Just recently, a writing friend, who, despite being an excellent writer, is having problems with her story’s jerky feeling, asked me: “What do you mean by flow (big wail here!!!)?? I know how to recognize it in other people’s writing, but I’m not sure what the specifics are. Is it a technique you can learn, or more a feely, intuitive thing”?
My answer is, It’s hard work — darn hard work! It’s a technique, but I don’t know of any tricks to get there sooner — I’ll just give you my journey. It’s polishing and re-polishing, checking every scene and chapter to be sure they connect to each other. That’s flow, and no-one can teach you. You have to go over your book time and again until it does become feely and intuitive.
A non-driver never learns to shift gears without thought, do they? No-one can teach you how to drive without thinking, in that second-nature way, to where you’ve been a hundred times. Story flow is the same. You have to know the bends and corners – the turning points of your book, and connect them to the theme, the romance, the depth of the relationship, until it’s second nature, and you do it without thought, knowing instinctively where it isn’t flowing and working on it.
In a recent a workshop, Fiona Brand said “to crystallize your story — put it in one sentence. And connect your whole book to that one sentence”. I agree completely, but while working on story flow, I try to go one step further and say, add your turning points — but never more than two. Find your two biggest growth moments for the hero and heroine. If you connect these two together and make them completely central to the theme, plot and especially the developing romance, the book will flow.

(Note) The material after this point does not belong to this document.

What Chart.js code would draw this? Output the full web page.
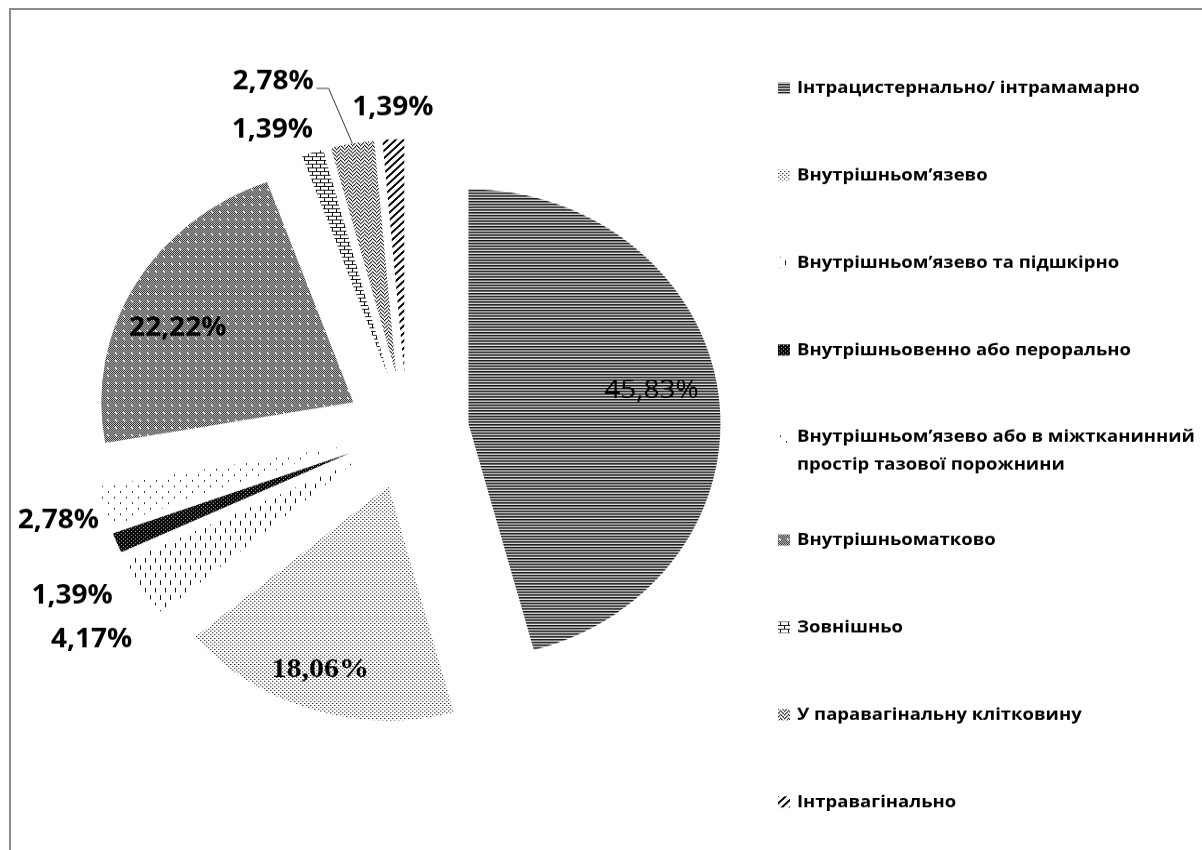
<!DOCTYPE html>
<html>
<head>
<meta charset="utf-8">
<script src="https://cdn.jsdelivr.net/npm/chart.js@4.4.1/dist/chart.umd.min.js"></script>
<style>
  html, body { margin: 0; padding: 0; background: #fff; width: 1202px; height: 850px; overflow: hidden; }
  #frame { position: absolute; left: 9px; top: 8px; width: 1300px; height: 900px;
           border-left: 2px solid #8c8c8c; border-top: 2px solid #8c8c8c; }
  /* the source picture is squashed vertically, so the chart is drawn taller and scaled down */
  #wrap { position: absolute; left: 0; top: 0; width: 1202px; height: 914px;
          transform: scaleY(0.93); transform-origin: 0 0; }
</style>
</head>
<body>
<div id="frame"></div>
<div id="wrap"><canvas id="chart"></canvas></div>
<script>
// data
const categories = [
  'Інтрацистернально/ інтрамамарно',
  'Внутрішньом’язево',
  'Внутрішньом’язево та підшкірно',
  'Внутрішньовенно або перорально',
  ['Внутрішньом’язево або в міжтканинний', 'простір тазової порожнини'],
  'Внутрішньоматково',
  'Зовнішньо',
  'У паравагінальну клітковину',
  'Інтравагінально'
];
const shares = [45.83, 18.06, 4.17, 1.39, 2.78, 22.22, 1.39, 2.78, 1.39];
const shareLabels = shares.map(v => v.toFixed(2).replace('.', ',') + '%');

// pattern fills (Excel style hatches)
function makePattern(w, h, bg, draw) {
  const c = document.createElement('canvas');
  c.width = w; c.height = h;
  const g = c.getContext('2d');
  g.fillStyle = bg;
  g.fillRect(0, 0, w, h);
  draw(g);
  return g.createPattern(c, 'repeat');
}
function dots(g, color, list) {
  g.fillStyle = color;
  list.forEach(p => g.fillRect(p[0], p[1], p[2] || 1, p[3] || 1));
}
function eachPixel(g, w, h, color, test) {
  g.fillStyle = color;
  for (let y = 0; y < h; y++) for (let x = 0; x < w; x++) if (test(x, y)) g.fillRect(x, y, 1, 1);
}

const fills = [
  makePattern(4, 3, '#e4e4e4', g => { dots(g, '#111', [[0, 0, 4, 1]]); dots(g, '#6a6a6a', [[0, 1, 4, 1]]); }),
  makePattern(4, 4, '#fff', g => { dots(g, '#222', [[0, 0], [2, 2]]); dots(g, '#aaa', [[1, 0], [3, 2]]); }),
  makePattern(10, 16, '#fff', g => dots(g, '#111', [[0, 0, 1, 5], [5, 8, 1, 5]])),
  makePattern(4, 4, '#0a0a0a', g => dots(g, '#b0b0b0', [[1, 1], [3, 3]])),
  makePattern(12, 12, '#fff', g => dots(g, '#333', [[0, 0, 1, 2], [6, 6, 1, 2]])),
  makePattern(8, 8, '#cfcfcf', g => { eachPixel(g, 8, 8, '#2a2a2a', (x, y) => (x + y) % 2 === 0); dots(g, '#fff', [[4, 4], [3, 3]]); }),
  makePattern(8, 8, '#fff', g => dots(g, '#111', [[0, 0, 8, 1], [0, 4, 8, 1], [0, 0, 1, 4], [4, 4, 1, 4]])),
  makePattern(8, 8, '#fff', g => {
    eachPixel(g, 8, 8, '#111', (x, y) => x < 4 ? (x + y) % 4 === 0 : (x - y + 8) % 4 === 0);
    eachPixel(g, 8, 8, '#9a9a9a', (x, y) => x < 4 ? (x + y) % 4 === 1 : (x - y + 8) % 4 === 1);
  }),
  makePattern(8, 8, '#fff', g => eachPixel(g, 8, 8, '#111', (x, y) => (x + y) % 8 < 3))
];

// layout
const explodeDistance = 62;
const pieRadius = 252;
// where each value label sits: fraction of radius from the slice tip, angle clockwise from 12 o'clock
const labelFont = 'bold 28px "Open Sans", "Noto Sans", sans-serif';
const labelSpots = [
  { f: 0.74, a: 79,  font: 'normal 28px "Open Sans", "Noto Sans", sans-serif' },
  { f: 0.83, a: 199, font: 'bold 30px "Liberation Serif", "DejaVu Serif", serif' },
  { f: 1.29, a: 234, font: labelFont },
  { f: 1.26, a: 241, font: labelFont },
  { f: 1.19, a: 254.4, font: labelFont },
  { f: 0.765, a: 294.4, font: labelFont },
  { f: 1.145, a: 336.3, font: labelFont },
  { f: 1.34, a: 338.6, font: labelFont },
  { f: 1.135, a: 357.7, font: labelFont }
];
const leaderFor = 7;
const legendBox = { swatchX: 778, textX: 797, firstY: 94.6, step: 93.9, extra: 16.5, lineGap: 30, size: 12 };

const explode = {
  id: 'explode',
  afterDatasetsUpdate(chart) {
    chart.getDatasetMeta(0).data.forEach(arc => {
      const mid = (arc.startAngle + arc.endAngle) / 2;
      arc.x += Math.cos(mid) * explodeDistance;
      arc.y += Math.sin(mid) * explodeDistance;
    });
  }
};

const valueLabels = {
  id: 'valueLabels',
  afterDatasetsDraw(chart) {
    const ctx = chart.ctx;
    ctx.save();
    ctx.fillStyle = '#000';
    ctx.textAlign = 'center';
    ctx.textBaseline = 'middle';
    chart.getDatasetMeta(0).data.forEach((arc, i) => {
      const spot = labelSpots[i];
      const a = spot.a * Math.PI / 180;
      const x = arc.x + spot.f * arc.outerRadius * Math.sin(a);
      const y = arc.y - spot.f * arc.outerRadius * Math.cos(a);
      ctx.font = spot.font;
      ctx.fillText(shareLabels[i], x, y);
      if (i === leaderFor) {
        const mid = (arc.startAngle + arc.endAngle) / 2;
        const w = ctx.measureText(shareLabels[i]).width;
        const sx = x + w / 2 + 3, sy = y + 7;
        ctx.strokeStyle = '#333';
        ctx.lineWidth = 1;
        ctx.beginPath();
        ctx.moveTo(sx, sy);
        ctx.lineTo(sx + 12, sy);
        ctx.lineTo(arc.x + Math.cos(mid) * arc.outerRadius, arc.y + Math.sin(mid) * arc.outerRadius);
        ctx.stroke();
      }
    });
    ctx.restore();
  }
};

const sideLegend = {
  id: 'sideLegend',
  afterDraw(chart) {
    const ctx = chart.ctx;
    ctx.save();
    ctx.font = 'bold 18.5px "Open Sans", "Noto Sans", sans-serif';
    ctx.textBaseline = 'middle';
    ctx.textAlign = 'left';
    categories.forEach((name, i) => {
      const y = legendBox.firstY + i * legendBox.step + (i > 4 ? legendBox.extra : 0);
      ctx.fillStyle = fills[i];
      ctx.fillRect(legendBox.swatchX, y - legendBox.size / 2, legendBox.size, legendBox.size);
      ctx.fillStyle = '#000';
      const lines = Array.isArray(name) ? name : [name];
      lines.forEach((t, j) => ctx.fillText(t, legendBox.textX, y + j * legendBox.lineGap));
    });
    ctx.restore();
  }
};

new Chart(document.getElementById('chart'), {
  type: 'pie',
  data: {
    labels: categories,
    datasets: [{
      data: shares,
      backgroundColor: fills,
      borderWidth: 0
    }]
  },
  options: {
    responsive: true,
    maintainAspectRatio: false,
    animation: false,
    events: [],
    radius: pieRadius,
    layout: { padding: { left: 0, right: 388, top: 13, bottom: 0 } },
    plugins: {
      legend: { display: false },
      tooltip: { enabled: false }
    }
  },
  plugins: [explode, valueLabels, sideLegend]
});
</script>
</body>
</html>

In my latest book, the theme was that both hero and heroine wear masks: one physically, one emotionally, and both had to learn to leave them behind and accept themselves exactly as they are. The sexuality, the danger, the spying, was all secondary to this one intrinsic truth. I knew what I wanted to say. The two turning points were her telling him about her having been raped by a deranged fan three years before, and his telling her that she was running from the past – not just from the rape, but her childhood abuse by the people in their hometown. In essence, in becoming famous and re-inventing herself as “the Iceberg”, she now wore a mask, just as he did. But hers was emotional, where his was physical, used for the safety of the mission they’ve been sent on together. At the end of the mission, he took his physical mask off, willing to face the world as he was, imperfect; she had to let her emotional mask go, let go of Verity West the Iceberg, and learn to be herself, Mary-Anne, again.
The theme and plot and relationship, the romance and sexuality, the danger and action, even their interaction with others, all had to hinge on this. It had to be everywhere, leading up slowly, building to these two pivotal moments. I kept them in the front of my mind throughout the book, and so, even though this book was the hardest I’ve ever written, the book flowed, because my theme and turning points were always there in front of me. And when I knew something was missing (besides the 10,000 words it came in short!), I thought again of these turning points, Fiona’s words, and I knew what was missing. And the new scene flowed into the rest of the book.
So if you’re having trouble making your story flow, find your one theme. Put it in that one sentence, as Fiona says. Find your turning points, your two critical points that make your book unique. Write them down, and keep it in front of you as you write every sentence, every scene, every chapter. When the book’s that simple, in that one perspective, all else will flow. It’s hard work to start with, but it’s well worth it. It’s second nature to me now.